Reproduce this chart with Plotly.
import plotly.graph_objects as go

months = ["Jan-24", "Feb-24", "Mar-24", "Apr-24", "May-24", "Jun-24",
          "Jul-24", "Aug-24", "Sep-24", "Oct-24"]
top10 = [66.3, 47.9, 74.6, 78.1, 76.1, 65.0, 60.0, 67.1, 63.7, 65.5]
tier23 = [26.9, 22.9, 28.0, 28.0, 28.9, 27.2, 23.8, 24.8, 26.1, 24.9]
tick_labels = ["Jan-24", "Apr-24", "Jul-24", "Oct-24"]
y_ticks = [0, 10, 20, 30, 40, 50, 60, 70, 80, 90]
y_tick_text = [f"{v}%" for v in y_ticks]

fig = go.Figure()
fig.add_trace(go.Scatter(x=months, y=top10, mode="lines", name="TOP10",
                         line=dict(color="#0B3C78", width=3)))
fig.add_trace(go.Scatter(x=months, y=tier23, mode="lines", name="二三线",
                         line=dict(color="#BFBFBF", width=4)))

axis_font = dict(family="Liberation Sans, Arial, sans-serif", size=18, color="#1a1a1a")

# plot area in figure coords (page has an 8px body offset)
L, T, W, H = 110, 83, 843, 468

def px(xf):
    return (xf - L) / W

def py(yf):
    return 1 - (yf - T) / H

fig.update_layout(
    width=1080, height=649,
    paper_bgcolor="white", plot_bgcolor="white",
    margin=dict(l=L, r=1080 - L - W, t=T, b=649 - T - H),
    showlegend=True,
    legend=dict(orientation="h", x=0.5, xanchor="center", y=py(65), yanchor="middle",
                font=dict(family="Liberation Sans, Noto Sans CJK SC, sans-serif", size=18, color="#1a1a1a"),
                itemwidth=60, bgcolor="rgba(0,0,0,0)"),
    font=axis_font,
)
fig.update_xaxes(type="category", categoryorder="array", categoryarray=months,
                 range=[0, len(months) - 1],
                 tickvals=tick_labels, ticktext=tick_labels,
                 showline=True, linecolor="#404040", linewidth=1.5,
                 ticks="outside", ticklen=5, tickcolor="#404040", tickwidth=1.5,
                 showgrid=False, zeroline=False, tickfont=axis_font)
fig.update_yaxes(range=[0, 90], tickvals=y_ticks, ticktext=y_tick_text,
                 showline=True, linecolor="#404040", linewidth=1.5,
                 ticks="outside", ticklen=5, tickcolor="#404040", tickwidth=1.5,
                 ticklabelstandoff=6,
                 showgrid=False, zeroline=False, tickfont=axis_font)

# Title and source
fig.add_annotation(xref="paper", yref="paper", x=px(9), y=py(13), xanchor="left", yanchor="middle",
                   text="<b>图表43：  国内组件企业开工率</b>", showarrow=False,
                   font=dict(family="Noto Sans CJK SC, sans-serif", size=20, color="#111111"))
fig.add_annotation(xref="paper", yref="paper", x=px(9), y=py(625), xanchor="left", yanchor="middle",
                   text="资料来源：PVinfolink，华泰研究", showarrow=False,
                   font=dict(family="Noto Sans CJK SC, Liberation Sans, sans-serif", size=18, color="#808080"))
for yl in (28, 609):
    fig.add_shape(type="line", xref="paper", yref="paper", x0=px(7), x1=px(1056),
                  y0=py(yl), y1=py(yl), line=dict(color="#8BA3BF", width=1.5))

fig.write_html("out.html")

###

Direction:
Write out the material exactly as given.

Answer to the task:
Reproduce this chart with Plotly.
import plotly.graph_objects as go

months = ["Jan-24", "Feb-24", "Mar-24", "Apr-24", "May-24", "Jun-24",
          "Jul-24", "Aug-24", "Sep-24", "Oct-24"]
top10 = [66.3, 47.9, 74.6, 78.1, 76.1, 65.0, 60.0, 67.1, 63.7, 65.5]
tier23 = [26.9, 22.9, 28.0, 28.0, 28.9, 27.2, 23.8, 24.8, 26.1, 24.9]
tick_labels = ["Jan-24", "Apr-24", "Jul-24", "Oct-24"]
y_ticks = [0, 10, 20, 30, 40, 50, 60, 70, 80, 90]
y_tick_text = [f"{v}%" for v in y_ticks]

fig = go.Figure()
fig.add_trace(go.Scatter(x=months, y=top10, mode="lines", name="TOP10",
                         line=dict(color="#0B3C78", width=3)))
fig.add_trace(go.Scatter(x=months, y=tier23, mode="lines", name="二三线",
                         line=dict(color="#BFBFBF", width=4)))

axis_font = dict(family="Liberation Sans, Arial, sans-serif", size=18, color="#1a1a1a")

# plot area in figure coords (page has an 8px body offset)
L, T, W, H = 110, 83, 843, 468

def px(xf):
    return (xf - L) / W

def py(yf):
    return 1 - (yf - T) / H

fig.update_layout(
    width=1080, height=649,
    paper_bgcolor="white", plot_bgcolor="white",
    margin=dict(l=L, r=1080 - L - W, t=T, b=649 - T - H),
    showlegend=True,
    legend=dict(orientation="h", x=0.5, xanchor="center", y=py(65), yanchor="middle",
                font=dict(family="Liberation Sans, Noto Sans CJK SC, sans-serif", size=18, color="#1a1a1a"),
                itemwidth=60, bgcolor="rgba(0,0,0,0)"),
    font=axis_font,
)
fig.update_xaxes(type="category", categoryorder="array", categoryarray=months,
                 range=[0, len(months) - 1],
                 tickvals=tick_labels, ticktext=tick_labels,
                 showline=True, linecolor="#404040", linewidth=1.5,
                 ticks="outside", ticklen=5, tickcolor="#404040", tickwidth=1.5,
                 showgrid=False, zeroline=False, tickfont=axis_font)
fig.update_yaxes(range=[0, 90], tickvals=y_ticks, ticktext=y_tick_text,
                 showline=True, linecolor="#404040", linewidth=1.5,
                 ticks="outside", ticklen=5, tickcolor="#404040", tickwidth=1.5,
                 ticklabelstandoff=6,
                 showgrid=False, zeroline=False, tickfont=axis_font)

# Title and source
fig.add_annotation(xref="paper", yref="paper", x=px(9), y=py(13), xanchor="left", yanchor="middle",
                   text="<b>图表43：  国内组件企业开工率</b>", showarrow=False,
                   font=dict(family="Noto Sans CJK SC, sans-serif", size=20, color="#111111"))
fig.add_annotation(xref="paper", yref="paper", x=px(9), y=py(625), xanchor="left", yanchor="middle",
                   text="资料来源：PVinfolink，华泰研究", showarrow=False,
                   font=dict(family="Noto Sans CJK SC, Liberation Sans, sans-serif", size=18, color="#808080"))
for yl in (28, 609):
    fig.add_shape(type="line", xref="paper", yref="paper", x0=px(7), x1=px(1056),
                  y0=py(yl), y1=py(yl), line=dict(color="#8BA3BF", width=1.5))

fig.write_html("out.html")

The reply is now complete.